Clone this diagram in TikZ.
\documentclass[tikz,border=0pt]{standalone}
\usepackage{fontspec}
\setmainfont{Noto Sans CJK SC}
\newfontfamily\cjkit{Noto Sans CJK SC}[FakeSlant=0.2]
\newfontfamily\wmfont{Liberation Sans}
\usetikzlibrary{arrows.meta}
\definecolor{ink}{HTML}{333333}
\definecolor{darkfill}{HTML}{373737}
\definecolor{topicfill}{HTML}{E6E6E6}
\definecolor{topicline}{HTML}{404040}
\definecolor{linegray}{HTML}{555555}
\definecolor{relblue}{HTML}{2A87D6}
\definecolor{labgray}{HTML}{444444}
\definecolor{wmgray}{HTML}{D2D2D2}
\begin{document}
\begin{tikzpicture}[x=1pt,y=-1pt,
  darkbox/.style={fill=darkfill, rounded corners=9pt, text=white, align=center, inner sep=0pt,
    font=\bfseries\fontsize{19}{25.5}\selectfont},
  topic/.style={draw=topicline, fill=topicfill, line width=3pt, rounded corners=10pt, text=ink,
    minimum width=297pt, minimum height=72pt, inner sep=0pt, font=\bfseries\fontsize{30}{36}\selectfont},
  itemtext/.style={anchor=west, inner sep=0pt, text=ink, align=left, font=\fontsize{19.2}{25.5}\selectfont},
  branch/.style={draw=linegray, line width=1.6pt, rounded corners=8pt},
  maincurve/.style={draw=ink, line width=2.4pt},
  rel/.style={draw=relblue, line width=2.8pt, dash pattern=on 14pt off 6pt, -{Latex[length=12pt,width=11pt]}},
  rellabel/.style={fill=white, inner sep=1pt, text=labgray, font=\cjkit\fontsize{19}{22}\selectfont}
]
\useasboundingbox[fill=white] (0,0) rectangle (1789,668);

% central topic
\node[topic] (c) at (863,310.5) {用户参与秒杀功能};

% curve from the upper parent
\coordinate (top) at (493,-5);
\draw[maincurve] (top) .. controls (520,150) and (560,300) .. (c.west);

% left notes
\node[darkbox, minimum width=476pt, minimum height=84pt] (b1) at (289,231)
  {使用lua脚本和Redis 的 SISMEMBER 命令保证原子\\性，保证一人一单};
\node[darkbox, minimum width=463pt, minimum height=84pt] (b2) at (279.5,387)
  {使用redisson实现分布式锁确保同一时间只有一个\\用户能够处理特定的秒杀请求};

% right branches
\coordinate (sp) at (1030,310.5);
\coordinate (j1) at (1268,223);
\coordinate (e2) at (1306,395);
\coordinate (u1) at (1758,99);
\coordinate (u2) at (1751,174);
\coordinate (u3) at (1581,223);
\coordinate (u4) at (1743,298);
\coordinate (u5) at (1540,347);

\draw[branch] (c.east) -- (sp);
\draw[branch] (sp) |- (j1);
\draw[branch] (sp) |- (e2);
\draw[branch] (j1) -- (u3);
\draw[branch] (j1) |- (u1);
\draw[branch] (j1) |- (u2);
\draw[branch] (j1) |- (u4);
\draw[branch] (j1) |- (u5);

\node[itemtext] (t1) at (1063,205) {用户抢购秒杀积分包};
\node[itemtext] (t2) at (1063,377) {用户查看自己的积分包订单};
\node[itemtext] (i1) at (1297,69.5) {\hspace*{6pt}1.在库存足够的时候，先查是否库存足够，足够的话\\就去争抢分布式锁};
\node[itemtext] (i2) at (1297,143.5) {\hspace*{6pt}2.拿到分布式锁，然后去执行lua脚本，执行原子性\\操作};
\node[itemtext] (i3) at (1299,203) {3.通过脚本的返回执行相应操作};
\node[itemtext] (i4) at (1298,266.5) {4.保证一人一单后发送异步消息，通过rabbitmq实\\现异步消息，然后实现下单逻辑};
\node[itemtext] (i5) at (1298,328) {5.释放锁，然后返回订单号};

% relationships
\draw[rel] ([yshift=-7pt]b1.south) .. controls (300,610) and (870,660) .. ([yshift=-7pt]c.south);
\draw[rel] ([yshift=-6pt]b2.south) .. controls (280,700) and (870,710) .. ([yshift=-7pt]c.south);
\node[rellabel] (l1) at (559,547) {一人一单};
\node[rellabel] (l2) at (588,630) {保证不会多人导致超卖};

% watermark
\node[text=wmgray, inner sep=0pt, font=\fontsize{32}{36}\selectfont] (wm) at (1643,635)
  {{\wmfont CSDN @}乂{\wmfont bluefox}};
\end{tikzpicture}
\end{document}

==

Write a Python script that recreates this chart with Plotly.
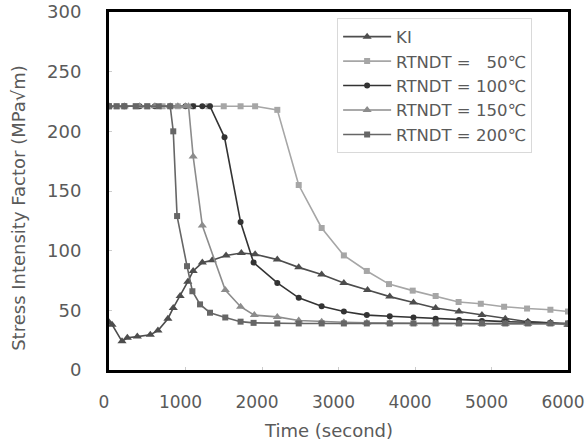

Aim of the exercise: Identify every line holding the word "this" and copy it out.

Answer below:
Clone this diagram in TikZ.
Write a Python script that recreates this chart with Plotly.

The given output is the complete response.